The editorial opens with a frightened, inaccurate, anachronistic, and telling rant:

One of the most alarming features of the drug LSD is that it can be made in the laboratory. In other words, there is no natural physical limitation of the scale on which, in suitably bizarre circumstances, it could be supplied to the public. It follows that those who are concerned to see that the use of drugs is controlled by legislation are at least a little nonplussed by the appearance of synthetic processes for manufacturing drugs which were originally derived from natural sources and, more especially, by the application of synthetic processes to the design of new drugs. Although it will be a long time before the flower children and their like would be able to synthesize their own psychomimetic agents, it is entirely proper that there should now be considerable anxiety about problems of control.

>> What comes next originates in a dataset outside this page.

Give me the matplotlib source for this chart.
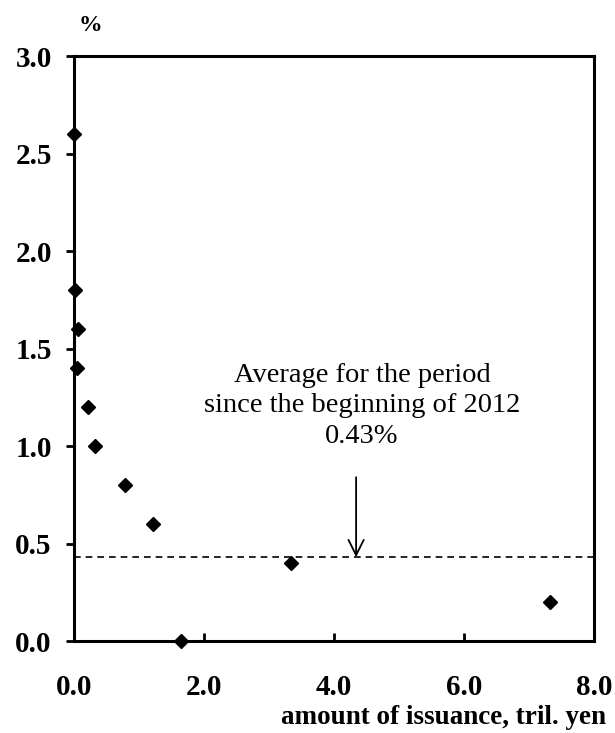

This bizarre little hysterical opinion piece includes the strange gem: “Although it will be a long time before the flower children and their like would be able to synthesize their own psychomimetic agents […]”. As of the date of publication of this issue of Nature (October 1967), the so-called “flower children” were not only “synthesizing their own psychotomimetic agents”, but were doing so at a scale and efficiency that could be described as “awe-inspiring”.

By October 1967, Nick Sand, Tim Scully, Owsley Stanley, and others had already set up, broken down, and moved their high-volume LSD production labs several times. This is documented not only in biographies and books, but also in contemporaneous testimony from law enforcement agents in criminal investigations and prosecutions. The complex issues related to the potency of LSD and its control were not only widely discussed, but were part of the reasoning for criminalizing these “dangerous drugs” in 1967.

It is worth pointing out that the journal Nature was at the time (and for many years after) a key part of the machinery generating anti-drug hysteria and “scientific” public fears, such as the completely false claim that LSD caused chromosome damage.

As the Shulgin Archiving project continues to progress, we will be providing access to an indexed collection, but will also point out individual curiosities with commentary. We hope that reminding people of the absurd history of the Drug War and the persistent presence of confused stories supporting it and presented as “scientific” or “news” might help society limit its repetition of the worst type of errors.